Still, no-one could have thought it would take nearly a quarter of a century - and 19 managerial appointments - before Forest returned to the top flight.
"You always felt Forest was the type of club who would come back up reasonably readily," former Forest skipper Stuart Pearce told BBC Sport.
Pearce made more than 500 appearances for the club during a 12-year stint from 1985 and then returned for an ill-fated seven months as manager in the 2014-15 season.
"But the Championship is such a tough place to get out of, history means nothing," added Pearce.
"When I came back as a manager, the club was disunited. There is a unity about all the teams that get promoted from the Championship, from the terraces, into the academy and right the way through. It wasn't there before. Now I see it."

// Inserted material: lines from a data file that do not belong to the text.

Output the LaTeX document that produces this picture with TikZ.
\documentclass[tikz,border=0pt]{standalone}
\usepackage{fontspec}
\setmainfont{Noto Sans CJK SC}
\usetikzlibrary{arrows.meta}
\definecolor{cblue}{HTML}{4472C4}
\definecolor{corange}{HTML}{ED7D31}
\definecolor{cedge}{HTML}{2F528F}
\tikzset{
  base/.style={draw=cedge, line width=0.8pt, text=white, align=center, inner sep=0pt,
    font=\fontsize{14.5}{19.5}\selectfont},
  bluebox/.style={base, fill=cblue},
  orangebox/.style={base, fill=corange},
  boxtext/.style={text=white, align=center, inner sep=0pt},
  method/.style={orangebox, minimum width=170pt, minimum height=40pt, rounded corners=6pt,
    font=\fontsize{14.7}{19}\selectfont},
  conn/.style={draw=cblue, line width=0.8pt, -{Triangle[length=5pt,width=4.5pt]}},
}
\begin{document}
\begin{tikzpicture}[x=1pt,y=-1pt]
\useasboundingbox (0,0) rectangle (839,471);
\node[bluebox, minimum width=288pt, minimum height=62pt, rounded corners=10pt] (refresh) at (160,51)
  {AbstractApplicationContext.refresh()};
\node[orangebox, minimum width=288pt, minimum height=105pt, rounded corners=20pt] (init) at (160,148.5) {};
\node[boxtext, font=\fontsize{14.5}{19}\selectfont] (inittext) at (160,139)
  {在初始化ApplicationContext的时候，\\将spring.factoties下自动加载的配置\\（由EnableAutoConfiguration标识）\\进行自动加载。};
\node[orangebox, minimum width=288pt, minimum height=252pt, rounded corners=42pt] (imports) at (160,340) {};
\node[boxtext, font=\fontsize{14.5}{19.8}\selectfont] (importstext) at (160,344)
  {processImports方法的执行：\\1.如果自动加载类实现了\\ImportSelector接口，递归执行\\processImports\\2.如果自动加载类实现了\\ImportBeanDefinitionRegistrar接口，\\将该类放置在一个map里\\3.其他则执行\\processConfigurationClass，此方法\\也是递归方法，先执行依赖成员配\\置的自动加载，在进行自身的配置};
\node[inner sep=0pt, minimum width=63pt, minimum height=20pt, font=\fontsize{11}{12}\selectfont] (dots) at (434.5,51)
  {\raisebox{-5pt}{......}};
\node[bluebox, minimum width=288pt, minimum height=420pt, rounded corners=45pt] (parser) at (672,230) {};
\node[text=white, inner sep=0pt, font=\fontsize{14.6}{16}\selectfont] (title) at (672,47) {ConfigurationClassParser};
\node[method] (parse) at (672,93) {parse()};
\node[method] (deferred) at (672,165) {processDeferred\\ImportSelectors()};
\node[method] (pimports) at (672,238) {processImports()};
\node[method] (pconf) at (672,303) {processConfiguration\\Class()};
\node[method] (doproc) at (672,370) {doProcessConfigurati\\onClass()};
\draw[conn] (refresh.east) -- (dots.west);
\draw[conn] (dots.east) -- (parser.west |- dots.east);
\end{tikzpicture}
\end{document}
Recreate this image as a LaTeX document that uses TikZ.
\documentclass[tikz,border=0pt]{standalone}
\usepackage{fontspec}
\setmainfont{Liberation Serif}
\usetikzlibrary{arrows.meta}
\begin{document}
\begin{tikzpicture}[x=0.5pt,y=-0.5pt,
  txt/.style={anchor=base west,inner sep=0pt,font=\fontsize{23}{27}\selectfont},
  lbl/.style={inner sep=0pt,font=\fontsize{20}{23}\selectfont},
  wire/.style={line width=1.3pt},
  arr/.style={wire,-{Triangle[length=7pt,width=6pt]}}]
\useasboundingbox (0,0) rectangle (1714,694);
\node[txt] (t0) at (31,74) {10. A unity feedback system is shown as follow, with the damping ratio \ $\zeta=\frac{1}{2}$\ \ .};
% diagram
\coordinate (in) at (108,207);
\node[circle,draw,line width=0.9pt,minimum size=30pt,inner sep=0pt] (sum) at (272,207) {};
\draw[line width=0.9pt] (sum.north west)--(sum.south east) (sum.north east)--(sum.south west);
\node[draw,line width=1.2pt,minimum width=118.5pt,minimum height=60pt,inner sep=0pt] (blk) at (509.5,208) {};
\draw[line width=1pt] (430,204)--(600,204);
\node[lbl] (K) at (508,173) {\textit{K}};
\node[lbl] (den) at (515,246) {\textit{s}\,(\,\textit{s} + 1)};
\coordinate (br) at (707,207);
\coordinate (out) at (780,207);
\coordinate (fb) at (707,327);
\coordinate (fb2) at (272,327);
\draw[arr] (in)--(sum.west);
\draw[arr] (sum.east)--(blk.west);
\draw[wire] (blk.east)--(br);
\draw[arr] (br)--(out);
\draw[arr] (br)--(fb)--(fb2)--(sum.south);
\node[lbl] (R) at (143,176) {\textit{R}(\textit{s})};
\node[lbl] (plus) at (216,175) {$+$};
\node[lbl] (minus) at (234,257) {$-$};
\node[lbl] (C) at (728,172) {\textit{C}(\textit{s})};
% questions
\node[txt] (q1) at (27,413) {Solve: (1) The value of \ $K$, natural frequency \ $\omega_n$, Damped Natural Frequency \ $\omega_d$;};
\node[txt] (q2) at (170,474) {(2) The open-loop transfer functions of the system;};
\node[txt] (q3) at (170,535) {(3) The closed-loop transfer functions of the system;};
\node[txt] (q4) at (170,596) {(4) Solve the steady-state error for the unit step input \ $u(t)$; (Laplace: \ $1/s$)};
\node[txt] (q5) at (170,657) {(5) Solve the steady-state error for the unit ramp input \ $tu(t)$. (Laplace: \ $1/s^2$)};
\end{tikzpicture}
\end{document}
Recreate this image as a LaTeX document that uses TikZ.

There are some sobering reminders of what Forest became during their time out of the top flight. In 2006, they didn't even make the play-offs in a League One campaign that ended with Southend United - now in the National League - promoted as champions.
Promotion back to the second tier in 2008 was only secured after Doncaster lost on the final day of the season, allowing Forest to leapfrog them after they appeared set for the play-offs again, having begun April nine points adrift of the South Yorkshire side.
Then came the controversial Fawaz Al Hasawi era, which was characterised by bold statements, broken promises, scattergun decisions, huge losses and fan unrest.
Shipping magnate Evangelos Marinakis, owner of famous Greek club Olympiakos, has presided over Forest's resurgence, a controversial figure himself given investigations into allegations of match-fixing and drug-trafficking - none of which were proved.
Marinakis had to swallow the disappointment of 2020, when Forest missed out on a play-off place despite going into their final game against Stoke at home with a three-point lead and a six-goal advantage on a Swansea side managed by Steve Cooper.
"That night was brutal," chairman Nick Randell told BBC Sport.
"With 20 minutes to go we were four points and three goals up and it just evaporated. It hit us hard."
Forest were bottom of the Championship, with one point from their first seven games, when the call went out to Cooper last September.
The Welshman, who led an England squad containing Phil Foden and Jadon Sancho to Under-17 World Cup glory in 2017, had resigned from his job at Swansea the previous July.
The transformation was miraculous.
"The thing about Brian Clough and Steve Cooper is that they didn't need time. It was almost instant success," said Forest's European Cup-winning captain John McGovern, who is now a club ambassador.
"We are living on our past a little bit and it does make it more difficult for Steve, but he proved what he can do last season. He is the right man and he is being given the full backing from the owners."
The City Ground could have been sold out many times over for West Ham's visit on Sunday. The club has submitted plans to redevelop the main stand, which will take the capacity up to 38,000.
For the new season, the changing rooms have had to be expanded. The floodlights have had to be improved. The number of media outlets worldwide covering Sunday's game far exceeds those present for Forest's top-flight exit 23 years ago.
For Marples, it is a real step into the unknown.
"To be honest, a lot of us just wanted one day at Wembley," he said.
"I saw so many opposition fans celebrate on our pitch. Just for one day, I wanted it to be us. And we had it.
"I had supported this ridiculous club for so many years. It was almost like the journey was just as pleasurable as the being here.
"What happens now? Can we have one season of Europe, or a League Cup final, even though we would probably get beaten 6-0 by Manchester City? That might be as good as we could hope for.
"Can we have two or three moments this season? That is what we are going to be clinging on to."